From R. Feynman's idea at the origin of nanotechnologies “There's plenty of room at the bottom”, emerged a new discipline: “physics of surfaces”. After the emergence of the near-field microscopies, this topic remains alive today with the current developments of new techniques of electronic imagery.
After the installation of its first Low Energy Electron Microscope (LEEM), the SPCSI continues in this direction and take an active part in the Nanocarac platform associating the "Direction de Sciences de la Matière" and the " Direction de la Recherche Technologique (DRT)" within CEA to Minatec, around the synchrotron ESRF of Grenoble.

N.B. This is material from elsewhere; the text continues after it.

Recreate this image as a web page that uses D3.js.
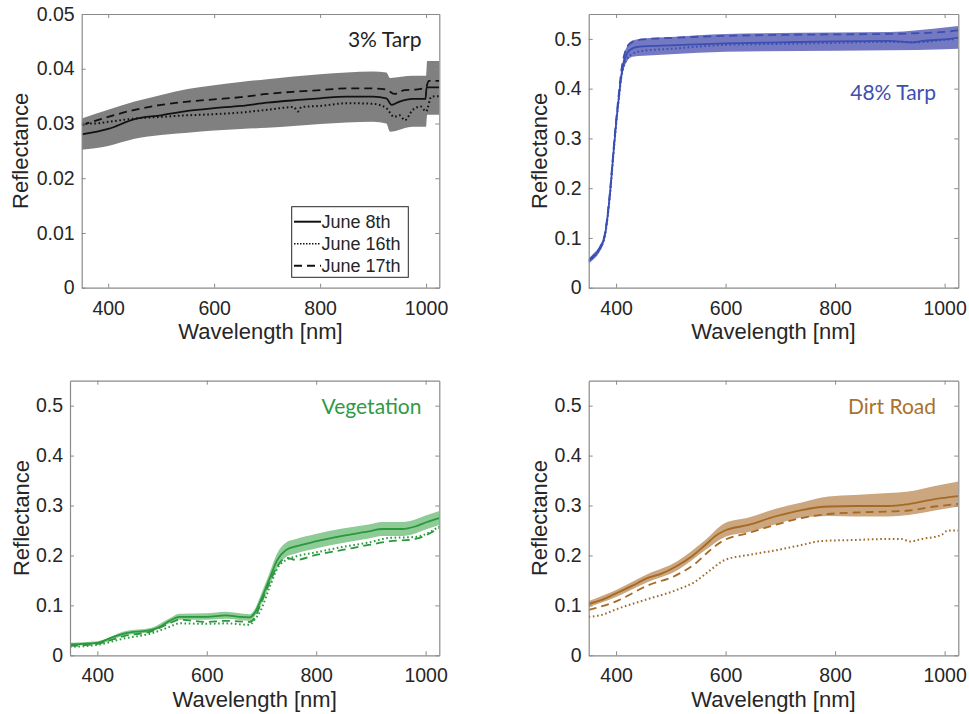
<!DOCTYPE html>
<html>
<head>
<meta charset="utf-8">
<script src="https://cdn.jsdelivr.net/npm/d3@7"></script>
<style>
  body { margin: 0; background: #fff; }
  svg { display: block; }
</style>
</head>
<body>
<svg width="969" height="714"></svg>
<script>
// ---- data: [wavelength nm, reflectance] ----
const tarp3Jun8 = [[350,.0280],[400,.0290],[450,.0308],[500,.0315],[550,.0323],[600,.0328],[650,.0332],[700,.0338],[760,.0343],[800,.0346],[850,.0349],[900,.0349],[925,.0346],[935,.0334],[950,.0340],[975,.0345],[999,.0345],[1001,.0366],[1025,.0366]];
const tarp3Jun16 = [[350,.0300],[375,.0300],[400,.0303],[450,.0309],[500,.0312],[550,.0315],[600,.0317],[650,.0320],[700,.0325],[750,.0330],[758,.0322],[765,.0330],[800,.0332],[850,.0337],[900,.0336],[925,.0328],[940,.0312],[950,.0315],[960,.0306],[975,.0325],[990,.0331],[1000,.0322],[1010,.0349],[1025,.0350]];
const tarp3Jun17 = [[350,.0297],[400,.0312],[450,.0325],[500,.0334],[550,.0340],[600,.0344],[650,.0348],[700,.0354],[750,.0358],[800,.0361],[850,.0364],[900,.0364],[925,.0362],[940,.0354],[960,.0361],[980,.0362],[1000,.0366],[1005,.0378],[1025,.0378]];
// [wavelength, lower, upper]
const tarp3Band = [[350,.0252,.0309],[400,.0259,.0325],[450,.0272,.0340],[500,.0279,.0352],[550,.0283,.0363],[600,.0287,.0370],[650,.0290,.0376],[700,.0292,.0381],[800,.0299,.0390],[900,.0303,.0395],[925,.0300,.0393],[932,.0285,.0383],[975,.0294,.0387],[1000,.0294,.0387],[1002,.0316,.0414],[1025,.0316,.0414]];

const tarp48Jun8 = [[350,.054],[360,.064],[370,.078],[380,.108],[385,.148],[390,.202],[395,.268],[400,.329],[405,.382],[410,.429],[415,.456],[420,.471],[430,.481],[440,.484],[450,.485],[500,.487],[600,.491],[700,.493],[800,.495],[900,.496],[940,.493],[960,.496],[1000,.499],[1025,.502]];
const tarp48Jun16 = [[350,.053],[360,.063],[370,.077],[380,.106],[385,.146],[390,.200],[395,.266],[400,.327],[405,.380],[410,.425],[415,.448],[420,.460],[430,.470],[450,.476],[500,.480],[600,.488],[700,.490],[800,.492],[900,.494],[950,.493],[1000,.498],[1025,.500]];
const tarp48Jun17 = [[350,.055],[360,.066],[370,.080],[380,.111],[385,.152],[390,.207],[395,.274],[400,.336],[405,.390],[410,.440],[415,.468],[420,.484],[430,.494],[450,.499],[500,.502],[600,.506],[700,.508],[800,.509],[900,.510],[1000,.514],[1025,.517]];
const tarp48Band = [[350,.049,.059],[360,.058,.070],[370,.072,.084],[380,.101,.115],[385,.140,.156],[390,.194,.210],[395,.260,.276],[400,.320,.338],[405,.372,.392],[410,.418,.440],[415,.443,.470],[420,.455,.485],[430,.464,.497],[450,.466,.501],[500,.469,.504],[600,.474,.510],[800,.476,.513],[900,.477,.514],[1000,.479,.523],[1025,.480,.526]];

const vegJun8 = [[350,.022],[400,.025],[429,.037],[450,.044],[499,.051],[514,.057],[532,.069],[550,.077],[599,.077],[635,.080],[660,.077],[678,.076],[687,.084],[699,.111],[714,.151],[729,.191],[745,.211],[763,.218],[799,.228],[848,.239],[896,.248],[921,.253],[957,.253],[981,.258],[1000,.266],[1025,.275]];
const vegJun16 = [[350,.017],[400,.021],[450,.034],[499,.044],[532,.057],[550,.064],[599,.063],[635,.064],[678,.061],[687,.071],[699,.091],[714,.134],[729,.174],[745,.191],[763,.198],[799,.206],[848,.217],[896,.226],[933,.235],[981,.237],[1025,.258]];
const vegJun17 = [[350,.019],[400,.023],[450,.039],[499,.048],[532,.064],[550,.071],[599,.067],[635,.069],[678,.067],[687,.074],[699,.104],[714,.144],[729,.178],[745,.195],[763,.191],[799,.201],[848,.211],[896,.221],[933,.228],[981,.233],[1025,.255]];
const vegBand = [[350,.019,.025],[400,.022,.028],[450,.040,.048],[499,.047,.055],[532,.064,.074],[550,.071,.083],[599,.071,.084],[635,.073,.087],[678,.069,.082],[687,.077,.091],[699,.100,.122],[714,.138,.163],[729,.176,.205],[745,.197,.226],[763,.204,.233],[799,.214,.243],[848,.225,.254],[896,.234,.262],[921,.239,.267],[957,.239,.267],[981,.244,.272],[1000,.252,.280],[1025,.261,.289]];

const roadJun8 = [[350,.103],[374,.111],[400,.124],[429,.139],[456,.154],[484,.164],[511,.179],[538,.198],[563,.221],[584,.241],[599,.250],[642,.261],[690,.278],[739,.291],[788,.298],[836,.299],[897,.299],[934,.303],[982,.313],[1025,.319]];
const roadJun16 = [[350,.077],[374,.081],[400,.092],[456,.112],[511,.131],[545,.148],[569,.168],[599,.191],[642,.201],[690,.210],[739,.221],[776,.229],[836,.231],[897,.233],[921,.233],[937,.228],[958,.233],[994,.241],[1006,.250],[1025,.250]];
const roadJun17 = [[350,.091],[400,.108],[456,.139],[511,.161],[545,.184],[569,.208],[593,.228],[642,.245],[690,.261],[739,.275],[788,.283],[836,.286],[897,.288],[934,.290],[982,.298],[1025,.303]];
const roadBand = [[350,.097,.109],[400,.117,.131],[456,.146,.162],[511,.170,.188],[563,.211,.231],[599,.237,.265],[642,.247,.276],[690,.262,.293],[739,.276,.306],[788,.279,.318],[836,.278,.321],[897,.278,.325],[934,.281,.328],[982,.290,.339],[1025,.298,.348]];

const xTicks = [400, 600, 800, 1000];
const yTicksSmall = [0, 0.01, 0.02, 0.03, 0.04, 0.05];
const yTicksLarge = [0, 0.1, 0.2, 0.3, 0.4, 0.5];
const legendLabels = ["June 8th", "June 16th", "June 17th"];

// ---- layout ----
const svg = d3.select("svg");
const tickFont = "'Liberation Sans', Arial, Helvetica, sans-serif";
const titleFont = "Lato, 'Open Sans', sans-serif";

const panels = [
  { box: [81.7, 14, 439.3, 287.7], yDomain: [0, 0.05], yTicks: yTicksSmall, fmt: d => d === 0 ? "0" : d3.format(".2f")(d),
    series: [tarp3Jun8, tarp3Jun16, tarp3Jun17], band: tarp3Band, line: "#111", fill: "#808080",
    title: "3% Tarp", titleColor: "#222", titleX: 421.5, titleY: 47, ylabX: 27.5 },
  { box: [588.7, 14, 958.3, 287.7], yDomain: [0, 0.55], yTicks: yTicksLarge, fmt: d => d === 0 ? "0" : d3.format(".1f")(d),
    series: [tarp48Jun8, tarp48Jun16, tarp48Jun17], band: tarp48Band, line: "#3a4fb3", fill: "#7579c1",
    title: "48% Tarp", titleColor: "#3c50b1", titleX: 936, titleY: 100, ylabX: 547 },
  { box: [70, 380.7, 439.3, 655.3], yDomain: [0, 0.55], yTicks: yTicksLarge, fmt: d => d === 0 ? "0" : d3.format(".1f")(d),
    series: [vegJun8, vegJun16, vegJun17], band: vegBand, line: "#2a983d", fill: "#8fcb97",
    title: "Vegetation", titleColor: "#2f9a46", titleX: 421.5, titleY: 414, ylabX: 29 },
  { box: [588.7, 380.7, 958.3, 655.3], yDomain: [0, 0.55], yTicks: yTicksLarge, fmt: d => d === 0 ? "0" : d3.format(".1f")(d),
    series: [roadJun8, roadJun16, roadJun17], band: roadBand, line: "#a56a25", fill: "#cba67e",
    title: "Dirt Road", titleColor: "#a8722f", titleX: 936, titleY: 414, ylabX: 547 }
];

const dashes = [null, "1.6,2.6", "8,5"];

panels.forEach((p, i) => {
  const [x0, y0, x1, y1] = p.box;
  const x = d3.scaleLinear().domain([350, 1025]).range([x0, x1]);
  const y = d3.scaleLinear().domain(p.yDomain).range([y1, y0]);
  const g = svg.append("g");
  const clipId = "clip" + i;
  svg.append("clipPath").attr("id", clipId)
    .append("rect").attr("x", x0).attr("y", y0).attr("width", x1 - x0).attr("height", y1 - y0);

  const plot = g.append("g").attr("clip-path", `url(#${clipId})`);

  // std band
  plot.append("path")
    .datum(p.band)
    .attr("fill", p.fill)
    .attr("d", d3.area().curve(d3.curveMonotoneX).x(d => x(d[0])).y0(d => y(d[1])).y1(d => y(d[2])));

  // the three dates
  p.series.forEach((s, k) => {
    plot.append("path")
      .datum(s)
      .attr("fill", "none")
      .attr("stroke", p.line)
      .attr("stroke-width", k === 1 ? 2 : 1.8)
      .attr("stroke-dasharray", dashes[k])
      .attr("d", d3.line().curve(d3.curveMonotoneX).x(d => x(d[0])).y(d => y(d[1])));
  });

  // axes, MATLAB style box with inward ticks
  const axisColor = "#8a8a8a";
  const bottom = g.append("g").attr("transform", `translate(0,${y1})`)
    .call(d3.axisBottom(x).tickValues(xTicks).tickSizeInner(-4).tickSizeOuter(0).tickPadding(13).tickFormat(d3.format("d")));
  const top = g.append("g").attr("transform", `translate(0,${y0})`)
    .call(d3.axisTop(x).tickValues(xTicks).tickSizeInner(-4).tickSizeOuter(0).tickFormat(""));
  const left = g.append("g").attr("transform", `translate(${x0},0)`)
    .call(d3.axisLeft(y).tickValues(p.yTicks).tickSizeInner(-4).tickSizeOuter(0).tickPadding(7).tickFormat(p.fmt));
  const right = g.append("g").attr("transform", `translate(${x1},0)`)
    .call(d3.axisRight(y).tickValues(p.yTicks).tickSizeInner(-4).tickSizeOuter(0).tickFormat(""));

  [bottom, top, left, right].forEach(a => {
    a.select(".domain").attr("stroke", axisColor).attr("stroke-width", 1.2);
    a.selectAll(".tick line").attr("stroke", axisColor).attr("stroke-width", 1);
    a.selectAll(".tick text").attr("fill", "#262626").style("font-family", tickFont).style("font-size", "19.5px");
  });

  // axis labels
  g.append("text")
    .attr("x", (x0 + x1) / 2).attr("y", y1 + 51.5)
    .attr("text-anchor", "middle")
    .attr("fill", "#262626")
    .style("font-family", tickFont).style("font-size", "22px")
    .text("Wavelength [nm]");
  g.append("text")
    .attr("transform", `translate(${p.ylabX},${(y0 + y1) / 2}) rotate(-90)`)
    .attr("text-anchor", "middle")
    .attr("fill", "#262626")
    .style("font-family", tickFont).style("font-size", "22px")
    .text("Reflectance");

  // panel title
  g.append("text")
    .attr("x", p.titleX).attr("y", p.titleY)
    .attr("text-anchor", "end")
    .attr("fill", p.titleColor)
    .style("font-family", titleFont).style("font-size", "21px")
    .text(p.title);

  if (p.legend !== undefined || i === 0) {
    const lg = g.append("g");
    lg.append("rect")
      .attr("x", 291.7).attr("y", 206.7).attr("width", 116.6).attr("height", 70.6)
      .attr("fill", "#fff").attr("stroke", "#262626").attr("stroke-width", 1);
    legendLabels.forEach((lab, k) => {
      const cy = 221.7 + k * 22;
      lg.append("line")
        .attr("x1", 294).attr("x2", 321).attr("y1", cy).attr("y2", cy)
        .attr("stroke", "#111").attr("stroke-width", k === 1 ? 1.6 : 2)
        .attr("stroke-dasharray", k === 0 ? null : (k === 1 ? "1.5,1.5" : "8,5"));
      lg.append("text")
        .attr("x", 321.5).attr("y", cy).attr("dy", "0.35em")
        .attr("fill", "#262626")
        .style("font-family", tickFont).style("font-size", "18px")
        .text(lab);
    });
  }
});
</script>
</body>
</html>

In particular, SPCSI offers the skills of its scientists in photoemission spectroscopy.
In July 2006 a new photoemission microscope NanoESCA (Omicron GMBH) was installed. This instrument is able to work in laboratory conditions (bright UV and optimized Al Kα X-ray sources), as well as with the synchrotron radiation, where it shows all its potentiality. The spatial resolution of the instrument is better than 100 nm with an energy resolution of 100 meV. This microscope thus makes it possible to correlate, with a space resolution lower than one micron, the chemical states, the electronic structure and the electric properties of samples for nanosciences and nanotechnologies.
To characterize the instrument, energy filtered images of a standard sample certified of multi-layer GaAs/Ga0.3Al0.7As were realized at the Ga 3d core level (see figure). Contrast obtained following the Ga concentration gives a lateral resolution of 80 nm.
The very first experiments with the synchrotron radiation took place in February 2007. Among the studied systems and measurements appear:
• measurement of the chemical composition of the surface of SrTiO3 grains,
• measurement of the work function and surface composition of a Si nanofil capped by a Au-Si catalyst,
• study of the preferential polymer grafting on N-doped micronic zones of a Si substrate,
• study of p-Man electrochemically grafted Au/Tio2/SiO2 samples ,
• in collaboration with the university of Mainz, identification, for the 1st time, of the pre-solar grains within the meteorite of Murchison from the localisation of SiC (Si(2p)) rich areas. NanoESCA seems to be the only instrument able to carry out this non-destructive chemical cartography much demanded by the astrophysicists in order to carry out isotopic ration analysis using nanoSIMS.
A new instrument with great possibilities for the surface physics!